What the press in America has let Bush get away with in the last six and a half years is astonishing. The lies went unchallenged; the arrogance was barely criticized, while at the same time the media was overly defensive about being the bearer of bad news. Another problem with an administration this opaque and a press equally compliant is that instead of genuine investigation into the chicanery in the White House we get loony-tunes conspiracy theories from the fringes of journalism, especially in the blogosphere. Do you remember in one of the television debates between Bush and Kerry, the television cameras did a shot from the back of the president that showed what appeared to be a small box between his shoulders and under his jacket? Instantly theories mushroomed on the Internet that Bush was wired, with Karl Rove giving him the correct answers to difficult questions (in Bush's case, almost any question falls into this category). The theories were supported by strong circumstantial evidence that, during a 90-minute press conference with Indonesian President Megawati Sukarnoputri, Bush knew what he was talking about. While on this face of it this is a compelling indication that something was afoot, Democratic National Committee Chairman Terry McAuliffe discounted the possibility when he pointed out that Bush did so poorly in the first debate with Kerry that anyone on the other end of the wire would have been fired instantly. The end result was that we never found out what the strange lump in the president's back was, as far as I know.

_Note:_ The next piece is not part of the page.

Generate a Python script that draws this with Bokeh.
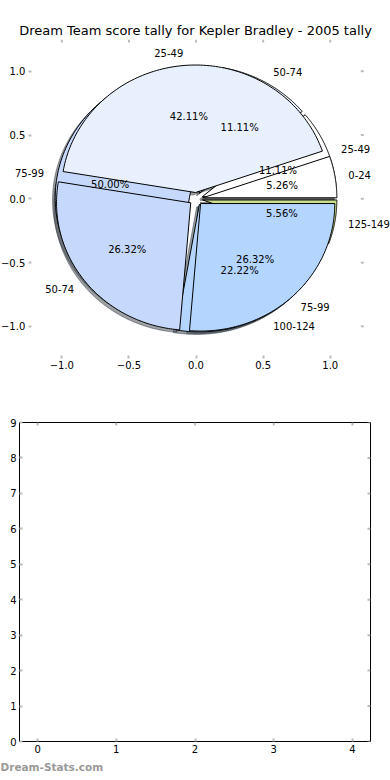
import numpy as np
from bokeh.plotting import figure
from bokeh.models import Range1d, LinearAxis, FixedTicker, LabelSet, ColumnDataSource, Title
from bokeh.embed import file_html
from bokeh.resources import INLINE
from bokeh.core.properties import value

# ---------------- data ----------------
title_text = "Dream Team score tally for Kepler Bradley - 2005 tally"
watermark_text = "Dream-Stats.com"

pie_a_labels = ["0-24", "25-49", "50-74", "75-99"]
pie_a_counts = [1, 8, 5, 5]

pie_b_labels = ["25-49", "50-74", "75-99", "100-124", "125-149"]
pie_b_counts = [2, 2, 9, 4, 1]

wedge_colors = ["#ffffff", "#e8f0fe", "#c6d9fd", "#b3d5fe", "#c8e08f"]
explode = 0.05
shadow_offset = -0.02

top_ticks = [-1.0, -0.5, 0.0, 0.5, 1.0]
top_tick_labels = ["\u22121.0", "\u22120.5", "0.0", "0.5", "1.0"]
pie_axes_limits = (-1.25, 1.25)          # the pie's axes box
top_x_range = (-1.457, 1.449)            # visible canvas span (labels overflow the axes box)
top_y_range = (-1.503, 1.25)

bottom_x_ticks = [0, 1, 2, 3, 4]
bottom_y_ticks = [0, 1, 2, 3, 4, 5, 6, 7, 8, 9]
bottom_x_range = (-0.23, 4.23)
bottom_y_range = (0, 9)

FONT = "DejaVu Sans"
TICK_COLOR = "#bbbbbb"


def pie_geometry(counts, expl, n=120):
    total = float(sum(counts))
    t1 = 0.0
    res = []
    for i, c in enumerate(counts):
        frac = c / total
        t2 = t1 + 360.0 * frac
        tm = np.deg2rad((t1 + t2) / 2.0)
        cx, cy = expl * np.cos(tm), expl * np.sin(tm)
        ang = np.deg2rad(np.linspace(t1, t2, n))
        xs = [cx] + list(cx + np.cos(ang)) + [cx]
        ys = [cy] + list(cy + np.sin(ang)) + [cy]
        res.append(dict(xs=xs, ys=ys, cx=cx, cy=cy, tm=tm, frac=frac, color=wedge_colors[i]))
        t1 = t2
    return res


def shadow_color(hexcol):
    r, g, b = (int(hexcol[k:k + 2], 16) for k in (1, 3, 5))
    return "#%02x%02x%02x" % (int(0.3 * r), int(0.3 * g), int(0.3 * b))


def make_axis(ticks, overrides=None, standoff=4):
    ax = LinearAxis(ticker=FixedTicker(ticks=ticks))
    ax.axis_line_color = None
    ax.major_tick_in = 3
    ax.major_tick_out = 0
    ax.major_tick_line_color = TICK_COLOR
    ax.major_tick_line_width = 2
    ax.minor_tick_line_color = None
    ax.major_label_text_font = FONT
    ax.major_label_text_font_size = "10px"
    ax.major_label_text_color = "black"
    ax.major_label_standoff = standoff
    if overrides is not None:
        ax.major_label_overrides = dict(zip(ticks, overrides))
    return ax


def inner_ticks(p, xs, ys, angle):
    p.ray(x=xs, y=ys, length=3, length_units="screen", angle=angle,
          line_color=TICK_COLOR, line_width=2)


# ---------------- top figure: two overlapping pies ----------------
p1 = figure(width=390, height=390, output_backend="svg", toolbar_location=None,
            x_range=Range1d(*top_x_range), y_range=Range1d(*top_y_range),
            x_axis_location=None, y_axis_location=None,
            min_border_left=0, min_border_right=0, min_border_top=39, min_border_bottom=0,
            title=title_text)
p1.grid.visible = False
p1.outline_line_color = None
p1.title.text_font = FONT
p1.title.text_font_size = "13px"
p1.title.text_font_style = "normal"
p1.title.text_color = "black"
p1.title.align = "center"
p1.title.standoff = 3

ax_l = make_axis(top_ticks, top_tick_labels, standoff=3)
ax_l.fixed_location = pie_axes_limits[0]
p1.add_layout(ax_l, "left")
ax_b = make_axis(top_ticks, top_tick_labels, standoff=3)
ax_b.fixed_location = pie_axes_limits[0]
p1.add_layout(ax_b, "below")
inner_ticks(p1, top_ticks, [pie_axes_limits[1]] * len(top_ticks), -np.pi / 2)
inner_ticks(p1, [pie_axes_limits[1]] * len(top_ticks), top_ticks, np.pi)

geo_a = pie_geometry(pie_a_counts, explode)
geo_b = pie_geometry(pie_b_counts, explode)

# shadows (below all wedges)
sh = dict(xs=[], ys=[], color=[])
for g in geo_b + geo_a:
    sh["xs"].append([x + shadow_offset for x in g["xs"]])
    sh["ys"].append([y + shadow_offset for y in g["ys"]])
    sh["color"].append(shadow_color(g["color"]))
p1.patches(xs="xs", ys="ys", source=ColumnDataSource(sh), fill_color="color", fill_alpha=0.5,
           line_color="color", line_alpha=0.5, line_width=1)

# wedges: pie B first, pie A on top
for geo in (geo_b, geo_a):
    src = ColumnDataSource(dict(xs=[g["xs"] for g in geo], ys=[g["ys"] for g in geo],
                                color=[g["color"] for g in geo]))
    p1.patches(xs="xs", ys="ys", source=src, fill_color="color", line_color="black", line_width=1)

# texts
groups = {"left": dict(x=[], y=[], text=[]), "right": dict(x=[], y=[], text=[]),
          "center": dict(x=[], y=[], text=[])}
for geo, labels in ((geo_b, pie_b_labels), (geo_a, pie_a_labels)):
    for g, lab in zip(geo, labels):
        xt = g["cx"] + 1.1 * np.cos(g["tm"])
        yt = g["cy"] + 1.1 * np.sin(g["tm"])
        d = groups["left" if xt > 0 else "right"]
        d["x"].append(xt); d["y"].append(yt); d["text"].append(lab)
        d = groups["center"]
        d["x"].append(g["cx"] + 0.6 * np.cos(g["tm"]))
        d["y"].append(g["cy"] + 0.6 * np.sin(g["tm"]))
        d["text"].append("%.2f%%" % (100 * g["frac"]))
for align, d in groups.items():
    p1.add_layout(LabelSet(x="x", y="y", text="text", source=ColumnDataSource(d),
                           text_align=align, text_baseline="middle", text_font=value(FONT),
                           text_font_size=value("10px"), text_color="black"))

# ---------------- bottom figure: empty axes ----------------
p2 = figure(width=390, height=390, output_backend="svg", toolbar_location=None,
            x_range=Range1d(*bottom_x_range), y_range=Range1d(*bottom_y_range),
            x_axis_location=None, y_axis_location=None,
            min_border_left=19, min_border_right=20, min_border_top=32, min_border_bottom=39)
p2.grid.visible = False
p2.outline_line_color = "black"
p2.outline_line_width = 1

p2.add_layout(make_axis(bottom_y_ticks, standoff=3), "left")
p2.add_layout(make_axis(bottom_x_ticks, standoff=3), "below")
inner_ticks(p2, bottom_x_ticks, [bottom_y_range[1]] * len(bottom_x_ticks), -np.pi / 2)
inner_ticks(p2, [bottom_x_range[1]] * len(bottom_y_ticks), bottom_y_ticks, np.pi)

wm = Title(text=watermark_text, align="left", offset=-19, standoff=6,
           text_font=FONT, text_font_size="10.5px", text_font_style="bold",
           text_color="#999999")
p2.add_layout(wm, "below")

# two independent roots (no frame alignment between them)
open("out.html", "w").write(file_html([p1, p2], INLINE, title="Dream Team score tally"))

Paul Krugman ends his piece by saying:

"For if there's one thing I hope we've learned from the calamity of the last six and a half years, it's that it matters who becomes president — and that listening to what candidates say about substantive issues offers a much better way to judge potential presidents than superficial character judgments. Mr. Bush's tax lies, not his surface amiability, were the true guide to how he would govern.

"And I don't know if this country can survive another four years of Bush-quality leadership."

Added to that I don't know if this country can survive another four years of the nation's news outlets treating politics as if it was another form of American Idol.